Job: Repeat each line of the material below exactly as it appears, minus any pictures.

----------------------------------------

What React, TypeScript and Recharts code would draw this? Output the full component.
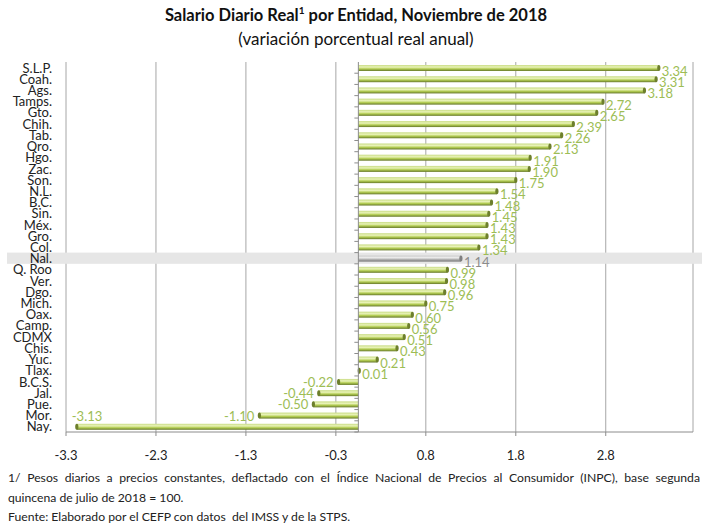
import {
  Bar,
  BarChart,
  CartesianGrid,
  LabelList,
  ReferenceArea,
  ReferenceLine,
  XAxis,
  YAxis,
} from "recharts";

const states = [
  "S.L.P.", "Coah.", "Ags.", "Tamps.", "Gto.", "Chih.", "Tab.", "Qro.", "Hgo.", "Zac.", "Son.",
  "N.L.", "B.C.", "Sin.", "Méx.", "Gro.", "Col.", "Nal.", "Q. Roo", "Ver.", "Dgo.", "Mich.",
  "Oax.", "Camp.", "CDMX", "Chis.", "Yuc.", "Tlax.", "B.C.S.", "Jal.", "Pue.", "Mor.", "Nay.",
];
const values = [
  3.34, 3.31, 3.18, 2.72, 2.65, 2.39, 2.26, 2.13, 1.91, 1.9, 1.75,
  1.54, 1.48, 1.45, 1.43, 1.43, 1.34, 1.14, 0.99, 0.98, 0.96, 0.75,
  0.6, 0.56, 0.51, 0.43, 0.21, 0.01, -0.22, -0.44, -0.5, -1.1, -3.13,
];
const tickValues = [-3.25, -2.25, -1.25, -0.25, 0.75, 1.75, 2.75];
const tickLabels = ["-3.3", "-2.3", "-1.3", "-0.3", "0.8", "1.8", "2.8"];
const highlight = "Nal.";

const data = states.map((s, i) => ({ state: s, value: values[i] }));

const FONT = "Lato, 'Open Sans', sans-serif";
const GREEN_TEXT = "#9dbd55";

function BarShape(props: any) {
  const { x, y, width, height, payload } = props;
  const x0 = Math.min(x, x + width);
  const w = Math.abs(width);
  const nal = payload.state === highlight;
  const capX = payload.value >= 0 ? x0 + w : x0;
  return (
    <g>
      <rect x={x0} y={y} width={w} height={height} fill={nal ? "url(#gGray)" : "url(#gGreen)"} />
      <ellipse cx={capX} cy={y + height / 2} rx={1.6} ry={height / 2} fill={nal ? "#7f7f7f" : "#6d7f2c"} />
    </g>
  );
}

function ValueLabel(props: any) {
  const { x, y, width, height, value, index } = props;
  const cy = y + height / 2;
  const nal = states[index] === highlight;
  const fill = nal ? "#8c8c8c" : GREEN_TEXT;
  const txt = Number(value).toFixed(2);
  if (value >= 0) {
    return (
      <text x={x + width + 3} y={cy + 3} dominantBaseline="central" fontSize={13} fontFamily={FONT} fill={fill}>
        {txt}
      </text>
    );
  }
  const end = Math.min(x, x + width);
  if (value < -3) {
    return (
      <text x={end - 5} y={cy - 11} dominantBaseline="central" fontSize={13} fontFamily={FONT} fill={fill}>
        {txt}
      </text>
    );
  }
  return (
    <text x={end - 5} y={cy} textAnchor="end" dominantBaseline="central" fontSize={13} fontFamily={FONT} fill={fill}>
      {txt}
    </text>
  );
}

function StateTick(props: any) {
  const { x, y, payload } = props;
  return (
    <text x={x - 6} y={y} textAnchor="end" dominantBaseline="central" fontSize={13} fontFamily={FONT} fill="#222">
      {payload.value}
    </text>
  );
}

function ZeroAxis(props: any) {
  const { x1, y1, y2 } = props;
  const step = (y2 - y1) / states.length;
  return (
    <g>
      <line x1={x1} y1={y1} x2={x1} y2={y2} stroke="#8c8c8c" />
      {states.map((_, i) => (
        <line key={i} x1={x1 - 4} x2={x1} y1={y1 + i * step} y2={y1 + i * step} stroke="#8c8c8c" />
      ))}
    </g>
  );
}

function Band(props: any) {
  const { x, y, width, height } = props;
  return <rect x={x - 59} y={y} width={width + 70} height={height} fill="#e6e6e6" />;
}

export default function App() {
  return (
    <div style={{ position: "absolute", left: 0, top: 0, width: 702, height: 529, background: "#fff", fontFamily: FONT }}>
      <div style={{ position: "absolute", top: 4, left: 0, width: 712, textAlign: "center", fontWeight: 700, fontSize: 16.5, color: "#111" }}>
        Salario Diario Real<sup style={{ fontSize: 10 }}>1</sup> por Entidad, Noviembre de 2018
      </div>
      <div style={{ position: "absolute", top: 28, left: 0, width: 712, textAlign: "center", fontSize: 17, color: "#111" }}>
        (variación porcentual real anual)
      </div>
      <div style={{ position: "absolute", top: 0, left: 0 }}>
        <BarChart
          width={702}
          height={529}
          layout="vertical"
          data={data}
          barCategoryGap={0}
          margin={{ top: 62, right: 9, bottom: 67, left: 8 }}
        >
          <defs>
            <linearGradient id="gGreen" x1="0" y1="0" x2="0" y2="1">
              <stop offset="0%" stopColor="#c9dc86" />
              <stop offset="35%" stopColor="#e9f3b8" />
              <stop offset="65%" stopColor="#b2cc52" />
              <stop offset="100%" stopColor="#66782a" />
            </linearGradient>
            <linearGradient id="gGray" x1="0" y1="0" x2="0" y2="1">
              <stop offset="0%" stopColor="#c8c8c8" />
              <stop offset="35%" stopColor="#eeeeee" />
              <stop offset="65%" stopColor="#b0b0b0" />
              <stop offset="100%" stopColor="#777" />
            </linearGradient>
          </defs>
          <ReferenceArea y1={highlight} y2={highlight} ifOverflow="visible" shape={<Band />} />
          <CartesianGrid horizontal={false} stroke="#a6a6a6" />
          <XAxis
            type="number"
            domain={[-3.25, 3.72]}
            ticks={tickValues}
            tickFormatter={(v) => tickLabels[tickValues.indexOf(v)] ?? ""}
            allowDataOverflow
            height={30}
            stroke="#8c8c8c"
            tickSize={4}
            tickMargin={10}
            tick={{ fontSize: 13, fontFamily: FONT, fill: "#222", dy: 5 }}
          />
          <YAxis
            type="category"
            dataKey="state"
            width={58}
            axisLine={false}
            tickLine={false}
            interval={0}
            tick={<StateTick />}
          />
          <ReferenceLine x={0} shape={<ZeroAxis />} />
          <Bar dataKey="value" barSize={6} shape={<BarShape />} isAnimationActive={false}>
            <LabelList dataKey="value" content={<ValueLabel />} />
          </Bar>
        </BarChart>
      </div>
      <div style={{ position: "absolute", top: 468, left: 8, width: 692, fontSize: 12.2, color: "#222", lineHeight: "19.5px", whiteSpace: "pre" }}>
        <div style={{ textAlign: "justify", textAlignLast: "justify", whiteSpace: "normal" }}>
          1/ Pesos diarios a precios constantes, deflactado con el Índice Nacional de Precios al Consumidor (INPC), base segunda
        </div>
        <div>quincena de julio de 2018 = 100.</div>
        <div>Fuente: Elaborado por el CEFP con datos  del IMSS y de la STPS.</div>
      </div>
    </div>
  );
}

----------------------------------------

Expected answer:
What React, TypeScript and Recharts code would draw this? Output the full component.
import {
  Bar,
  BarChart,
  CartesianGrid,
  LabelList,
  ReferenceArea,
  ReferenceLine,
  XAxis,
  YAxis,
} from "recharts";

const states = [
  "S.L.P.", "Coah.", "Ags.", "Tamps.", "Gto.", "Chih.", "Tab.", "Qro.", "Hgo.", "Zac.", "Son.",
  "N.L.", "B.C.", "Sin.", "Méx.", "Gro.", "Col.", "Nal.", "Q. Roo", "Ver.", "Dgo.", "Mich.",
  "Oax.", "Camp.", "CDMX", "Chis.", "Yuc.", "Tlax.", "B.C.S.", "Jal.", "Pue.", "Mor.", "Nay.",
];
const values = [
  3.34, 3.31, 3.18, 2.72, 2.65, 2.39, 2.26, 2.13, 1.91, 1.9, 1.75,
  1.54, 1.48, 1.45, 1.43, 1.43, 1.34, 1.14, 0.99, 0.98, 0.96, 0.75,
  0.6, 0.56, 0.51, 0.43, 0.21, 0.01, -0.22, -0.44, -0.5, -1.1, -3.13,
];
const tickValues = [-3.25, -2.25, -1.25, -0.25, 0.75, 1.75, 2.75];
const tickLabels = ["-3.3", "-2.3", "-1.3", "-0.3", "0.8", "1.8", "2.8"];
const highlight = "Nal.";

const data = states.map((s, i) => ({ state: s, value: values[i] }));

const FONT = "Lato, 'Open Sans', sans-serif";
const GREEN_TEXT = "#9dbd55";

function BarShape(props: any) {
  const { x, y, width, height, payload } = props;
  const x0 = Math.min(x, x + width);
  const w = Math.abs(width);
  const nal = payload.state === highlight;
  const capX = payload.value >= 0 ? x0 + w : x0;
  return (
    <g>
      <rect x={x0} y={y} width={w} height={height} fill={nal ? "url(#gGray)" : "url(#gGreen)"} />
      <ellipse cx={capX} cy={y + height / 2} rx={1.6} ry={height / 2} fill={nal ? "#7f7f7f" : "#6d7f2c"} />
    </g>
  );
}

function ValueLabel(props: any) {
  const { x, y, width, height, value, index } = props;
  const cy = y + height / 2;
  const nal = states[index] === highlight;
  const fill = nal ? "#8c8c8c" : GREEN_TEXT;
  const txt = Number(value).toFixed(2);
  if (value >= 0) {
    return (
      <text x={x + width + 3} y={cy + 3} dominantBaseline="central" fontSize={13} fontFamily={FONT} fill={fill}>
        {txt}
      </text>
    );
  }
  const end = Math.min(x, x + width);
  if (value < -3) {
    return (
      <text x={end - 5} y={cy - 11} dominantBaseline="central" fontSize={13} fontFamily={FONT} fill={fill}>
        {txt}
      </text>
    );
  }
  return (
    <text x={end - 5} y={cy} textAnchor="end" dominantBaseline="central" fontSize={13} fontFamily={FONT} fill={fill}>
      {txt}
    </text>
  );
}

function StateTick(props: any) {
  const { x, y, payload } = props;
  return (
    <text x={x - 6} y={y} textAnchor="end" dominantBaseline="central" fontSize={13} fontFamily={FONT} fill="#222">
      {payload.value}
    </text>
  );
}

function ZeroAxis(props: any) {
  const { x1, y1, y2 } = props;
  const step = (y2 - y1) / states.length;
  return (
    <g>
      <line x1={x1} y1={y1} x2={x1} y2={y2} stroke="#8c8c8c" />
      {states.map((_, i) => (
        <line key={i} x1={x1 - 4} x2={x1} y1={y1 + i * step} y2={y1 + i * step} stroke="#8c8c8c" />
      ))}
    </g>
  );
}

function Band(props: any) {
  const { x, y, width, height } = props;
  return <rect x={x - 59} y={y} width={width + 70} height={height} fill="#e6e6e6" />;
}

export default function App() {
  return (
    <div style={{ position: "absolute", left: 0, top: 0, width: 702, height: 529, background: "#fff", fontFamily: FONT }}>
      <div style={{ position: "absolute", top: 4, left: 0, width: 712, textAlign: "center", fontWeight: 700, fontSize: 16.5, color: "#111" }}>
        Salario Diario Real<sup style={{ fontSize: 10 }}>1</sup> por Entidad, Noviembre de 2018
      </div>
      <div style={{ position: "absolute", top: 28, left: 0, width: 712, textAlign: "center", fontSize: 17, color: "#111" }}>
        (variación porcentual real anual)
      </div>
      <div style={{ position: "absolute", top: 0, left: 0 }}>
        <BarChart
          width={702}
          height={529}
          layout="vertical"
          data={data}
          barCategoryGap={0}
          margin={{ top: 62, right: 9, bottom: 67, left: 8 }}
        >
          <defs>
            <linearGradient id="gGreen" x1="0" y1="0" x2="0" y2="1">
              <stop offset="0%" stopColor="#c9dc86" />
              <stop offset="35%" stopColor="#e9f3b8" />
              <stop offset="65%" stopColor="#b2cc52" />
              <stop offset="100%" stopColor="#66782a" />
            </linearGradient>
            <linearGradient id="gGray" x1="0" y1="0" x2="0" y2="1">
              <stop offset="0%" stopColor="#c8c8c8" />
              <stop offset="35%" stopColor="#eeeeee" />
              <stop offset="65%" stopColor="#b0b0b0" />
              <stop offset="100%" stopColor="#777" />
            </linearGradient>
          </defs>
          <ReferenceArea y1={highlight} y2={highlight} ifOverflow="visible" shape={<Band />} />
          <CartesianGrid horizontal={false} stroke="#a6a6a6" />
          <XAxis
            type="number"
            domain={[-3.25, 3.72]}
            ticks={tickValues}
            tickFormatter={(v) => tickLabels[tickValues.indexOf(v)] ?? ""}
            allowDataOverflow
            height={30}
            stroke="#8c8c8c"
            tickSize={4}
            tickMargin={10}
            tick={{ fontSize: 13, fontFamily: FONT, fill: "#222", dy: 5 }}
          />
          <YAxis
            type="category"
            dataKey="state"
            width={58}
            axisLine={false}
            tickLine={false}
            interval={0}
            tick={<StateTick />}
          />
          <ReferenceLine x={0} shape={<ZeroAxis />} />
          <Bar dataKey="value" barSize={6} shape={<BarShape />} isAnimationActive={false}>
            <LabelList dataKey="value" content={<ValueLabel />} />
          </Bar>
        </BarChart>
      </div>
      <div style={{ position: "absolute", top: 468, left: 8, width: 692, fontSize: 12.2, color: "#222", lineHeight: "19.5px", whiteSpace: "pre" }}>
        <div style={{ textAlign: "justify", textAlignLast: "justify", whiteSpace: "normal" }}>
          1/ Pesos diarios a precios constantes, deflactado con el Índice Nacional de Precios al Consumidor (INPC), base segunda
        </div>
        <div>quincena de julio de 2018 = 100.</div>
        <div>Fuente: Elaborado por el CEFP con datos  del IMSS y de la STPS.</div>
      </div>
    </div>
  );
}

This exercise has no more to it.